Christian Geuer-Pollmann <geuer-pollmann@nue.et-inf.uni-siegen.de> on
01/11/2002 04:25:58 AM

To:    Tom Gindin/Watson/IBM@IBMUS
cc:    xml-encryption@w3.org
Subject:    Re: Encryption code-set issues (Was Re: WOOPS: xmlenc Call
       13:00 EST 20020107)


Hi Tom

--On Donnerstag, 10. Januar 2002 18:41 -0500 Tom Gindin
<tgindin@us.ibm.com> wrote:

(snip)

> Furthermore, if you're looking at UTF-8 data with an IV up front,
> the likelihood of failing to detect a single-block manipulation is 2**-8
> for ASCII with CBC and 8 byte blocks, 2**-36 for most non-Latin alphabets
> (Latin-1 and Latin-2 are slightly less sensitive than ASCII, but depend
on
> the language), and 2**-27 or so for CJK.  For CJK in UCS-2 it's 2**-8,
> just like ASCII.  For CBCC the same values multiply with each subsequent
> block, and get a final 1/255 from PKCS-5 padding.
>
>             Tom Gindin

Hm, what does that mean? Are these the probabilities that a decrypted
plaintext block with 50% bit errors does not result in a parsing error but
in valid UTF-8? I can't follow the Latin/CJK stuff because I'm not a I18n
guru, but for the PKCS5 padding, this depends on two factors:

[TG]  The probabilities cited are the probabilities that a randomly
manipulated 8-byte block consists of valid UTF-8 for the language
indicated.

1: What's the size of the last block: If the last block is a full block (so

that you have to pad a full block) which means that the padding block
contains no plaintext, you're right with your 2**-8 _IF_

2: You're padding properties are choosen well.

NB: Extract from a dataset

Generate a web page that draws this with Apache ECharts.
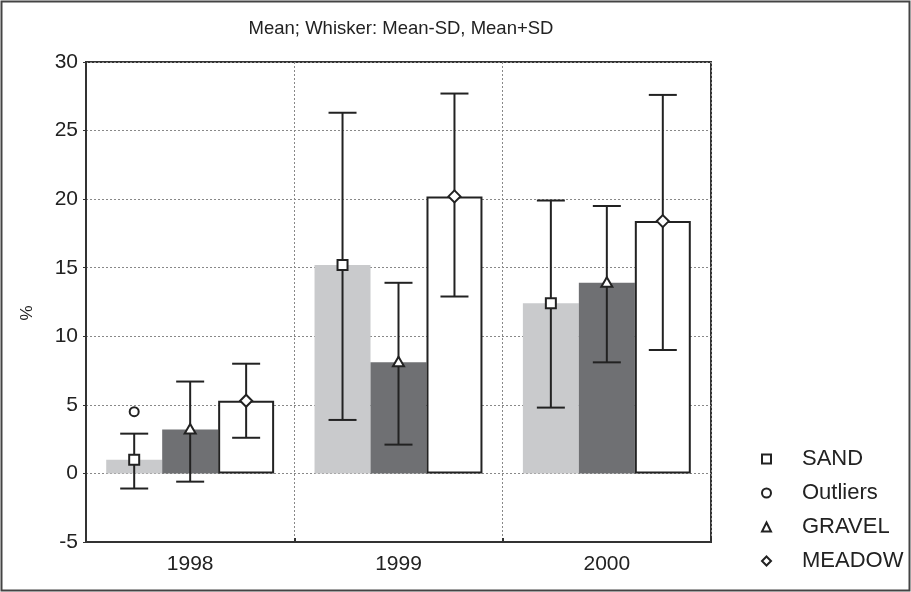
<!DOCTYPE html>
<html>
<head>
<meta charset="utf-8">
<script src="https://cdn.jsdelivr.net/npm/echarts@6/dist/echarts.min.js"></script>
<style>
  html, body { margin: 0; padding: 0; background: #fff; }
  #chart { width: 911px; height: 592px; }
</style>
</head>
<body>
<div id="chart"></div>
<script>
// Categories
const years = ['1998', '1999', '2000'];

// Means and whisker ends (Mean-SD, Mean+SD) per habitat
const sandMean   = [1.0, 15.2, 12.4];
const sandLow    = [-1.1, 3.9, 4.8];
const sandHigh   = [2.9, 26.3, 19.9];

const gravelMean = [3.2, 8.1, 13.9];
const gravelLow  = [-0.6, 2.1, 8.1];
const gravelHigh = [6.7, 13.9, 19.5];

const meadowMean = [5.3, 20.2, 18.4];
const meadowLow  = [2.6, 12.9, 9.0];
const meadowHigh = [8.0, 27.7, 27.6];

// Outlier points (year index, value) belonging to SAND
const outlierYear  = [0];
const outlierValue = [4.5];

// Y axis ticks
const yTicks = [-5, 0, 5, 10, 15, 20, 25, 30];

const CAT_GAP = 0.194;   // share of the band left empty between groups
const INK = '#222';
const FONT = 'Liberation Sans, Arial, sans-serif';

function rows(mean, low, high) {
  return mean.map((m, i) => [i, m, low[i], high[i]]);
}

function barX(api, cat, slot) {
  const band = api.size([1, 0])[0];
  const bw = band * (1 - CAT_GAP) / 3;
  return api.coord([cat, 0])[0] + (slot - 1) * bw;
}

function markerShape(kind, x, y) {
  const st = { fill: '#fff', stroke: INK, lineWidth: 2 };
  if (kind === 'square') {
    return { type: 'rect', shape: { x: x - 5, y: y - 5, width: 10, height: 10 }, style: st };
  }
  if (kind === 'circle') {
    return { type: 'circle', shape: { cx: x, cy: y, r: 4.5 }, style: st };
  }
  if (kind === 'triangle') {
    return { type: 'polygon', shape: { points: [[x, y - 5.5], [x + 5.5, y + 4], [x - 5.5, y + 4]] }, style: st };
  }
  return { type: 'polygon', shape: { points: [[x, y - 6], [x + 6, y], [x, y + 6], [x - 6, y]] }, style: st };
}

function whiskerRenderer(slot, kind) {
  return function (params, api) {
    const cat = api.value(0);
    const x = barX(api, cat, slot);
    const ym = api.coord([cat, api.value(1)])[1];
    const yl = api.coord([cat, api.value(2)])[1];
    const yh = api.coord([cat, api.value(3)])[1];
    const cap = 14;
    const ls = { stroke: INK, lineWidth: 2 };
    return {
      type: 'group',
      children: [
        { type: 'line', shape: { x1: x, y1: yh, x2: x, y2: yl }, style: ls },
        { type: 'line', shape: { x1: x - cap, y1: yh, x2: x + cap, y2: yh }, style: ls },
        { type: 'line', shape: { x1: x - cap, y1: yl, x2: x + cap, y2: yl }, style: ls },
        markerShape(kind, x, ym)
      ]
    };
  };
}

function outlierRenderer(slot) {
  return function (params, api) {
    const cat = api.value(0);
    const x = barX(api, cat, slot);
    const y = api.coord([cat, api.value(1)])[1];
    return markerShape('circle', x, y);
  };
}

const legendItem = { color: '#fff', borderColor: INK, borderWidth: 2 };

const chart = echarts.init(document.getElementById('chart'), null, { renderer: 'canvas' });
chart.setOption({
  animation: false,
  backgroundColor: '#fff',
  title: {
    text: 'Mean; Whisker: Mean-SD, Mean+SD',
    left: 396, top: 14, textAlign: 'center',
    textStyle: { fontFamily: FONT, fontSize: 18.5, fontWeight: 'normal', color: INK }
  },
  graphic: [{
    type: 'rect', silent: true,
    shape: { x: 1.5, y: 1.5, width: 908, height: 589 },
    style: { fill: 'none', stroke: '#444', lineWidth: 2 }
  }],
  legend: {
    orient: 'vertical',
    left: 756, top: 443,
    itemWidth: 9, itemHeight: 9, itemGap: 12,
    selectedMode: false,
    textStyle: { fontFamily: FONT, fontSize: 22, color: INK, padding: [0, 0, 0, 26] },
    data: [
      { name: 'SAND', icon: 'rect', itemStyle: legendItem },
      { name: 'Outliers', icon: 'circle', itemStyle: legendItem },
      { name: 'GRAVEL', icon: 'triangle', itemStyle: legendItem },
      { name: 'MEADOW', icon: 'diamond', itemStyle: legendItem }
    ]
  },
  grid: {
    left: 86, right: 200, top: 62, bottom: 50,
    show: true, borderColor: '#333', borderWidth: 2, backgroundColor: 'transparent'
  },
  xAxis: {
    type: 'category',
    data: years,
    boundaryGap: true,
    axisLine: { show: true, onZero: false, lineStyle: { color: '#333', width: 2 } },
    axisTick: { show: true, inside: true, length: 4, lineStyle: { color: '#333', width: 2 } },
    axisLabel: { fontFamily: FONT, fontSize: 21, color: INK, margin: 12 },
    splitLine: { show: true, lineStyle: { color: '#888', type: [2, 2], width: 1 } }
  },
  yAxis: {
    type: 'value',
    min: yTicks[0], max: yTicks[yTicks.length - 1], interval: 5,
    name: '%', nameLocation: 'middle', nameGap: 50, nameRotate: 90,
    nameTextStyle: { fontFamily: FONT, fontSize: 17, color: INK, padding: [0, 22, 0, 0] },
    axisLine: { show: true, lineStyle: { color: '#333', width: 2 } },
    axisTick: { show: true, length: 3, lineStyle: { color: '#333', width: 1 } },
    axisLabel: { fontFamily: FONT, fontSize: 21, color: INK, margin: 8 },
    splitLine: { show: true, lineStyle: { color: '#888', type: [2, 2], width: 1 } }
  },
  series: [
    {
      name: 'SAND bars', type: 'bar', data: sandMean,
      barGap: '0%', barCategoryGap: (CAT_GAP * 100) + '%',
      itemStyle: { color: '#c9cacc' }, z: 2
    },
    {
      name: 'GRAVEL bars', type: 'bar', data: gravelMean,
      itemStyle: { color: '#6f7073' }, z: 2
    },
    {
      name: 'MEADOW bars', type: 'bar', data: meadowMean,
      itemStyle: { color: '#fff', borderColor: INK, borderWidth: 2 }, z: 2
    },
    {
      name: 'SAND', type: 'custom', z: 5,
      renderItem: whiskerRenderer(0, 'square'),
      data: rows(sandMean, sandLow, sandHigh),
      encode: { x: 0, y: [1, 2, 3] }
    },
    {
      name: 'Outliers', type: 'custom', z: 5,
      renderItem: outlierRenderer(0),
      data: outlierYear.map((c, i) => [c, outlierValue[i]]),
      encode: { x: 0, y: 1 }
    },
    {
      name: 'GRAVEL', type: 'custom', z: 5,
      renderItem: whiskerRenderer(1, 'triangle'),
      data: rows(gravelMean, gravelLow, gravelHigh),
      encode: { x: 0, y: [1, 2, 3] }
    },
    {
      name: 'MEADOW', type: 'custom', z: 5,
      renderItem: whiskerRenderer(2, 'diamond'),
      data: rows(meadowMean, meadowLow, meadowHigh),
      encode: { x: 0, y: [1, 2, 3] }
    }
  ]
});
</script>
</body>
</html>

If we look on how padding
according to our spec, there's written:

The padded plain text would then be 0x616263????????05 where the "??" bytes

can be any value

Well, we have different padding mechas with this property:

Plaintext           FF FF FF FF FF FF FF FF FF
padded Plaintext    FF FF FF FF FF FF FF FF FF ?? ?? ?? ?? ?? ?? 07

mechas to fill: ISO 10126d2 fills with random bytes, PKCS-7 with the value
from the length field and X.923 uses zeroes. If you use ISO10126d2, I agree

that the probability is that low because due to the random fill, there's no

integrity check. But if the  PKCS-7 or X.923 padding are used and the
decryptor checks that the pad-bytes are according to the used padding, the
probability is no longer 2**-8:

ISO10126d2 Padding  FF FF FF FF FF FF FF FF FF 8C 39 16 BD 69 DB 07
PKCS-7 Padding      FF FF FF FF FF FF FF FF FF 07 07 07 07 07 07 07
X.923 Padding       FF FF FF FF FF FF FF FF FF 00 00 00 00 00 00 07

[TG] I think that's PKCS-5 padding, not PKCS-7.  The dominant factor in
checking for legal PKCS-5 padding is that if the last byte is 01, it's
legal (assuming that you don't know the data length in advance) - it's also
legal if the last two bytes are 0202, etc.  The chances of this sum to
something only a little greater than 2**-8 with the exact value depending
on the block length.  X.923 looks like it has the same integrity
characteristics.

Christian
Received on Tuesday, 15 January 2002 18:09:17 UTC